If it helps here are my primers (listed as 5'-3' for both):
27F sequence below:
AATGATACGGCGACCACCGAGATCTACAC (5' illumina adapter) TATGGTAATT (pad) CC (linker) AGMGTTYGATYMTGGCTCAG (forward primer)

**Index primer (barcode #1 for sample #1) 5' to 3' ** sequence below. The bold segment is the only part that changes between each sequence for each of the samples since that's the unique barcode tag:
CAAGCAGAAGACGGCATACGAGAT ACGAGACTGATT AGTCAGTCAG AA GCTGCCTCCCGTAGGAGT
(the reverse complement of GCTGCCTCCCGTAGGAGT is what is in the script)

How should I be adjusting the --p-front part of the cutadapt trim script for this project (I'm also using the updated qiime2 2022.8 version). Why is it listed twice and only the last portion of the primer sequences specified in the script? Any help is greatly appreciated!

Keegan-Evans · January 3, 2023, 10:25pm

@kida_miska,

Welcome to the forum! Thanks for including so much detail, it makes it a lot easier to answer questions when there is more detail rather than less

It looks like the previous post-doc used 2 different primers, you can supply as many as you would like in this manner.

From what I can see, all you should need to do is remove your forward primer, and Cutadapt will remove all other upstream bases as well, removing your Illumina adapter, pad, and linker as well.

Hope this helps/that I answered the correct question

PS, you might find the relevant q2-cutadapt documentation helpful as well in the future.

Keegan-Evans · January 4, 2023, 3:43pm

@kida_miska,

Chatting with another mod, they pointed out that the previous post-doc might have been dealing mixed orientation reads as discussed in this post.

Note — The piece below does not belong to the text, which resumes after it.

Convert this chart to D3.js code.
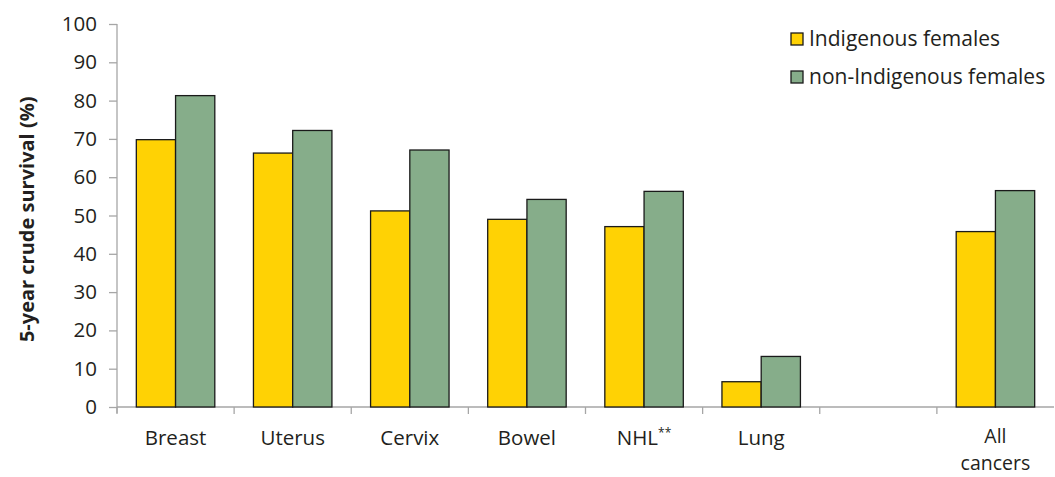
<!DOCTYPE html>
<html>
<head>
<meta charset="utf-8">
<script src="https://cdn.jsdelivr.net/npm/d3@7"></script>
<style>
  body { margin: 0; background: #fff; }
  text { font-family: "Open Sans", "Noto Sans", sans-serif; fill: #231f20; }
</style>
</head>
<body>
<div id="chart"></div>
<script>
// chart data
var categories = ["Breast", "Uterus", "Cervix", "Bowel", "NHL**", "Lung", "", "All cancers"];
var indigenous = [69.8, 66.3, 51.2, 49.0, 47.1, 6.6, null, 45.8];
var nonIndigenous = [81.3, 72.2, 67.1, 54.2, 56.3, 13.2, null, 56.5];
var seriesNames = ["Indigenous females", "non-Indigenous females"];
var seriesColors = ["#ffd204", "#86ad8a"];
var yTicks = [0, 10, 20, 30, 40, 50, 60, 70, 80, 90, 100];

var width = 1055, height = 477;
var margin = { top: 24, right: 0, bottom: 70, left: 117 };

var svg = d3.select("#chart").append("svg")
  .attr("width", width)
  .attr("height", height);

var x = d3.scaleBand()
  .domain(d3.range(categories.length))
  .range([margin.left, width - 1])
  .paddingInner(0)
  .paddingOuter(0);

var y = d3.scaleLinear()
  .domain([0, 100])
  .range([height - margin.bottom, margin.top]);

var barW = x.bandwidth() * 0.335;
var gap = (x.bandwidth() - 2 * barW) / 2;

// y axis
var yAxis = svg.append("g")
  .attr("transform", "translate(" + margin.left + ",0)")
  .call(d3.axisLeft(y).tickValues(yTicks).tickSize(8).tickPadding(12));
yAxis.selectAll("line, path").attr("stroke", "#a6a6a6").attr("stroke-width", 1.3);
yAxis.selectAll("text").style("font-size", "20.5px").attr("fill", "#231f20");
yAxis.select(".domain").attr("d", "M0," + y(100) + "V" + (y(0) + 6));

// x axis (ticks at category boundaries)
var bounds = d3.range(categories.length).map(function (i) { return x(i); });
svg.append("line")
  .attr("x1", margin.left).attr("x2", width - 1)
  .attr("y1", y(0)).attr("y2", y(0))
  .attr("stroke", "#a6a6a6").attr("stroke-width", 1.3);
svg.selectAll(".xtick")
  .data(bounds)
  .enter().append("line")
  .attr("x1", function (d) { return d; })
  .attr("x2", function (d) { return d; })
  .attr("y1", y(0)).attr("y2", y(0) + 7)
  .attr("stroke", "#a6a6a6").attr("stroke-width", 1.3);

// x labels
categories.forEach(function (c, i) {
  if (!c) return;
  var cx = x(i) + x.bandwidth() / 2;
  var t = svg.append("text")
    .attr("x", cx)
    .attr("y", 445)
    .attr("text-anchor", "middle")
    .style("font-size", "20.5px");
  if (c === "All cancers") {
    t.attr("y", 443).style("font-size", "19.5px");
    t.append("tspan").attr("x", cx).text("All");
    t.append("tspan").attr("x", cx).attr("dy", 27).text("cancers");
  } else if (c.indexOf("**") > 0) {
    t.append("tspan").text(c.replace("**", ""));
    t.append("tspan").attr("dy", -8).style("font-size", "12px").text("**");
  } else {
    t.text(c);
  }
});

// bars
var seriesData = [indigenous, nonIndigenous];
seriesData.forEach(function (vals, s) {
  svg.selectAll(".bar" + s)
    .data(vals.map(function (v, i) { return { i: i, v: v }; }).filter(function (d) { return d.v != null; }))
    .enter().append("rect")
    .attr("x", function (d) { return x(d.i) + gap + s * barW; })
    .attr("y", function (d) { return y(d.v); })
    .attr("width", barW)
    .attr("height", function (d) { return y(0) - y(d.v); })
    .attr("fill", seriesColors[s])
    .attr("stroke", "#1a1a1a")
    .attr("stroke-width", 1.3);
});

// y title
svg.append("text")
  .attr("transform", "translate(34," + y(49) + ") rotate(-90)")
  .attr("text-anchor", "middle")
  .style("font-size", "20px")
  .style("font-weight", "bold")
  .text("5-year crude survival (%)");

// legend
var legend = svg.append("g").attr("transform", "translate(791,33)");
seriesNames.forEach(function (n, i) {
  var g = legend.append("g").attr("transform", "translate(0," + i * 38 + ")");
  g.append("rect")
    .attr("width", 12).attr("height", 12)
    .attr("fill", seriesColors[i])
    .attr("stroke", "#1a1a1a").attr("stroke-width", 1.3);
  g.append("text")
    .attr("x", 18).attr("y", 13)
    .style("font-size", "21px")
    .text(n);
});
</script>
</body>
</html>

kida_miska · January 4, 2023, 5:03pm

thank you so much for your reply & help, it does clear some of this up! I had a follow up question based on your reply if that's okay?

When you mention two different primers, do you mean a forward primer and a reverse primer or two different sets (n=4)? I think my confusion is stemming from the way the post-doc structured his script - I'm getting lost in why the p-front-f sequence (first one listed) is identical to the p-front-r sequence directly below it in the script? And why the other p-front-f is a different sequence but also has a p-front-r thats identical beneath it.

For the cut-adapt function, it makes sense that trimming at the location of the forward primer (starts after the CC link) will cut off everything before it, but for the reverse primer wouldn't it cut off the barcode since that would be on the other side of the AA link from the sequence listed? is that a problem for the next steps if the barcodes are cut off?

Thank you!!

Keegan-Evans · January 4, 2023, 5:53pm

@kida_miska, ah yes, I see how the way I wrote that could be confusing, arbitrarily many sets of primers, so if you had 5 different forward strand primers, you could provide those as separate --p-front-f, though if I remember correctly this also works for reverse strand primers (--p-front-r) as well I think the post doc was using it like this as the work around for having mixed orientation reads, using demux-paired to get them all "pointed the right way".

You can see in the base cutadapt docs(very handy if you want to understand exactly what it is doing, q2-cutadapt simply wraps the most commonly used functions for easy use in the QIIME 2 ecosystem), the reverse primer trim works exactly the same as the forward primer trimming functionality. To clarify, it is still reading the reverse strands "forwards"(5->3), but it is only reading on the strands marked as reverse reads, it is not that it is reading/operating on the reverse reads in the reverse direction(3'->5`), just changing which strands it is actually looking at.

kida_miska · January 5, 2023, 12:26pm

Thank you so much for taking the time to walk me through this!! It makes more sense why I have to input the reverse primer in the format of it's reverse complement in order for cutadapt to correctly find and trim it off of all my R2 sequences.

Thank you again!!

system · February 5, 2023, 6:27pm

This topic was automatically closed 31 days after the last reply. New replies are no longer allowed.